Jane later said that after interviewing me, she sat up all night to weave together the story. It was such a private and painful period for me, but I had hoped that the interview would satisfy the public’s need to know and that I could retreat back into my life and all of us, the families too, could begin the painful process of healing.

After that, when I did press interviews again, it was always with the stipulation that reporters not bring up the crash. Jenny Bohler or Stacey Harrison-Boyd sat in on almost every interview. The reporters would ask their normal questions about my latest album, or Shelby, or a concert, or whatever. Things would be going fine, and then from left field the reporter would say, “Where were you when you heard about the plane crash—”

“That’s it!” Jennifer would snap. “End of interview,” and it would be.

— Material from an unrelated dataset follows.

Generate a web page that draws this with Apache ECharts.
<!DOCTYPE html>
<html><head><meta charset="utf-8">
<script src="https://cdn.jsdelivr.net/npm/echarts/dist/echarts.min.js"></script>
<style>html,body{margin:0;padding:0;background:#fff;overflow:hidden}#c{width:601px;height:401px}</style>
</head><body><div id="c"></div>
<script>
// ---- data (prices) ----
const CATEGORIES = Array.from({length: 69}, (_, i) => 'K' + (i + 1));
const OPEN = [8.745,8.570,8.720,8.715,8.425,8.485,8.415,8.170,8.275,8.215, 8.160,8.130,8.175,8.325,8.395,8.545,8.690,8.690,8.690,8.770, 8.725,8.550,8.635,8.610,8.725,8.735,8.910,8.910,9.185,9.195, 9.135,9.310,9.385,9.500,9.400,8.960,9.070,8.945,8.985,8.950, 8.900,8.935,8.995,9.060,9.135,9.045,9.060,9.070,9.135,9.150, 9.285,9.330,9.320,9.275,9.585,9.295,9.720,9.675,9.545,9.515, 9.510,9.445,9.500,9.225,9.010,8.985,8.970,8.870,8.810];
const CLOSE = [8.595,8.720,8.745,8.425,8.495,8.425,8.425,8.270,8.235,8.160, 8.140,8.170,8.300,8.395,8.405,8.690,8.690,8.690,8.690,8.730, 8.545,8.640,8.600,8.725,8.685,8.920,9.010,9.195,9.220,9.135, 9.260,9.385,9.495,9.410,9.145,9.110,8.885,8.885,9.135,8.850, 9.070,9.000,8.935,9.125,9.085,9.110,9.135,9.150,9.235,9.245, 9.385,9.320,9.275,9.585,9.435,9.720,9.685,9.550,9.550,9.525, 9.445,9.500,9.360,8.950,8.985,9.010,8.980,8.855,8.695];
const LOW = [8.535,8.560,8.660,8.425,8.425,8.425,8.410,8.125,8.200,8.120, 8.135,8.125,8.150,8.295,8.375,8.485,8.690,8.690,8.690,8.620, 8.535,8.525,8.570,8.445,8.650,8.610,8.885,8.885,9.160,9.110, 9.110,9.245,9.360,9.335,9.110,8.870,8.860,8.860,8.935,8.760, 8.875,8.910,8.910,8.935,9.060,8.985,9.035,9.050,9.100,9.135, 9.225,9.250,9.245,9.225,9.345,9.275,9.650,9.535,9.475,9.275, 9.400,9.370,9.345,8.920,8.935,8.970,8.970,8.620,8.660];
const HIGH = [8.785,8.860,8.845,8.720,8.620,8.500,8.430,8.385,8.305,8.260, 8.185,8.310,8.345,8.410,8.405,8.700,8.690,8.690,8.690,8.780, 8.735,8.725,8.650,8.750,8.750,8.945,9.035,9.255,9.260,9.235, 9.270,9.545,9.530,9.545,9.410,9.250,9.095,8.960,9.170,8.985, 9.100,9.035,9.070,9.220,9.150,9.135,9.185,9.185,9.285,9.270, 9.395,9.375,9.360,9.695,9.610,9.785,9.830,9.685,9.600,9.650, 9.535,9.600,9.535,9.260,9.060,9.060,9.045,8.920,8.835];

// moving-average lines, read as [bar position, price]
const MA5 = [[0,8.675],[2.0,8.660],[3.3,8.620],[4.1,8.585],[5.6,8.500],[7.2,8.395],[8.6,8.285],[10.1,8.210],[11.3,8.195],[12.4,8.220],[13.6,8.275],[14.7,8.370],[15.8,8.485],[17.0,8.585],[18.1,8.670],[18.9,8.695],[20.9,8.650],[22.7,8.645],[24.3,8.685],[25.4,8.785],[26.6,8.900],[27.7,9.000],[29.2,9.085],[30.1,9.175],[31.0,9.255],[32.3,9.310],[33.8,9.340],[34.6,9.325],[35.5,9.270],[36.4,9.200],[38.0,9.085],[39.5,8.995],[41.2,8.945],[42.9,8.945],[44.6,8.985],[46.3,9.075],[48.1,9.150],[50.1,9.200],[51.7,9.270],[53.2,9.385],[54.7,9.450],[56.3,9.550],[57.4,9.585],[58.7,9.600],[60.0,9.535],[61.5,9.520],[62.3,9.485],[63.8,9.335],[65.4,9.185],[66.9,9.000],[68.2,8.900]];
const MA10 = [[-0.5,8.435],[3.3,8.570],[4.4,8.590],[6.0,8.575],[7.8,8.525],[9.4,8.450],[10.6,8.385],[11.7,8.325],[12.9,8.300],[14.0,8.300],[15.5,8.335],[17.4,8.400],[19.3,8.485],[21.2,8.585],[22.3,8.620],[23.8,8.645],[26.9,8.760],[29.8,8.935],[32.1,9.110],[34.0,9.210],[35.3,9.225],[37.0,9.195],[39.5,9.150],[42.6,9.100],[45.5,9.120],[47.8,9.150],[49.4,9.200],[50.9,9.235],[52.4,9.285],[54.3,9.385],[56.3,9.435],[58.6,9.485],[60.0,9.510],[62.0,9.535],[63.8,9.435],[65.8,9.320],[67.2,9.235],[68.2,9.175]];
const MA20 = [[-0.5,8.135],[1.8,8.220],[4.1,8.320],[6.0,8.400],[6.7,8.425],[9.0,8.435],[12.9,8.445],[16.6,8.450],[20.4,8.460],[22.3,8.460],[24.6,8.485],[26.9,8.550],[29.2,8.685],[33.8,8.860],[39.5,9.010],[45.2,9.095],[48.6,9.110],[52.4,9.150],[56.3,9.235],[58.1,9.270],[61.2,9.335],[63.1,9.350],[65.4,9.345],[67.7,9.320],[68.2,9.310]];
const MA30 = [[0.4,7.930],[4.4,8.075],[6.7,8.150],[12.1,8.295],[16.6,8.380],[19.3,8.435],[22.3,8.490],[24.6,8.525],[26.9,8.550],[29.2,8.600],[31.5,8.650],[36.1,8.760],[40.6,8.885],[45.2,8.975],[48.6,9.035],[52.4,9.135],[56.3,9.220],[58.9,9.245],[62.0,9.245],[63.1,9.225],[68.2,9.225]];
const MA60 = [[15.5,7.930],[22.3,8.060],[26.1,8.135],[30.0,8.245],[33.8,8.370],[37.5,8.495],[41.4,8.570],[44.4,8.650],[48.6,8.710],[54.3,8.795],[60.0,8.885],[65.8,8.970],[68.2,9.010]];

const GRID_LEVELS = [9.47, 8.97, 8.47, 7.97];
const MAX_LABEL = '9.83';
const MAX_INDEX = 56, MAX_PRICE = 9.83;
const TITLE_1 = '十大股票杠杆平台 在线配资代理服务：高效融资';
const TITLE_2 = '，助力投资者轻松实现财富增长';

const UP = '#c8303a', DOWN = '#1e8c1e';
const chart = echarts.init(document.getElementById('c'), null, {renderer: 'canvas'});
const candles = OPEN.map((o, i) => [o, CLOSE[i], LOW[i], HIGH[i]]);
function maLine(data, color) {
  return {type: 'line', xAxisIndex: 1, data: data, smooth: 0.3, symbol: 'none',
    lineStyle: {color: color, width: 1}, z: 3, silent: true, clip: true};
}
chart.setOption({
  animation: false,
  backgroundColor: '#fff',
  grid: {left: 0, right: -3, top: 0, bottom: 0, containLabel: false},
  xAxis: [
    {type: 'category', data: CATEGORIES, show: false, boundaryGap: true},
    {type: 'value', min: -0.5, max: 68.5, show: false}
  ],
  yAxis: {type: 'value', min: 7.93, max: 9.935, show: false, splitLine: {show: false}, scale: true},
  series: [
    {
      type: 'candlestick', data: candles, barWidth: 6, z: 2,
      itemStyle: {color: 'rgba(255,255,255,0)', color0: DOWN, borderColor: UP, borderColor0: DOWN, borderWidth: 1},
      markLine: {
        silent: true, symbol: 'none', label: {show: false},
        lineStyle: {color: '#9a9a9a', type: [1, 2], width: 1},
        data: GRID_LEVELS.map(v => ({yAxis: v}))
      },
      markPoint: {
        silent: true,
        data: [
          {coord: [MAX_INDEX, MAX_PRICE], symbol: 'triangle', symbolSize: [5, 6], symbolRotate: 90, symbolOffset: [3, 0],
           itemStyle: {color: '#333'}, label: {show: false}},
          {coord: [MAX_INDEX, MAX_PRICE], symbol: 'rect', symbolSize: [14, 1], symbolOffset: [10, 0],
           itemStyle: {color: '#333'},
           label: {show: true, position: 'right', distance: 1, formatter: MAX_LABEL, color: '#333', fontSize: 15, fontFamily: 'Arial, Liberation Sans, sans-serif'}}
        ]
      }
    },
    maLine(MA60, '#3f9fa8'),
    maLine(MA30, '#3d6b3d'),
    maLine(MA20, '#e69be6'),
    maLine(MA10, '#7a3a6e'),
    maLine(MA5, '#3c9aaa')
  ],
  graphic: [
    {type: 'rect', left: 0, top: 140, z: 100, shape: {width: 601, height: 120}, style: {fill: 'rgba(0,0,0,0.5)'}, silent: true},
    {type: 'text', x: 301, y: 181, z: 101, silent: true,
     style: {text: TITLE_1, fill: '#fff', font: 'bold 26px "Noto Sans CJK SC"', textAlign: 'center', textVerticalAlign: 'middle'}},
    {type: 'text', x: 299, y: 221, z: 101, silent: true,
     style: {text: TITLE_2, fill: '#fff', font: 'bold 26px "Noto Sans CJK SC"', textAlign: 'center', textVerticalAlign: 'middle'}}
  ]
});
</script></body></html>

I feel sorry for people such as Michael Jordan, whose father was murdered during the time I was writing this book. Michael was hurting but wasn’t left to suffer in privacy. Certainly he shouldn’t have been hounded by strangers with notepads and cameras who wanted to plaster his grief across the fronts of newspapers and magazines to make money. Only someone who has been through that can realize how hard it can be on them. After you’ve given all you can to support friends, loved ones, and yourself, you have nothing left for the millions of strangers who read or watch the mass media. You just have nothing left.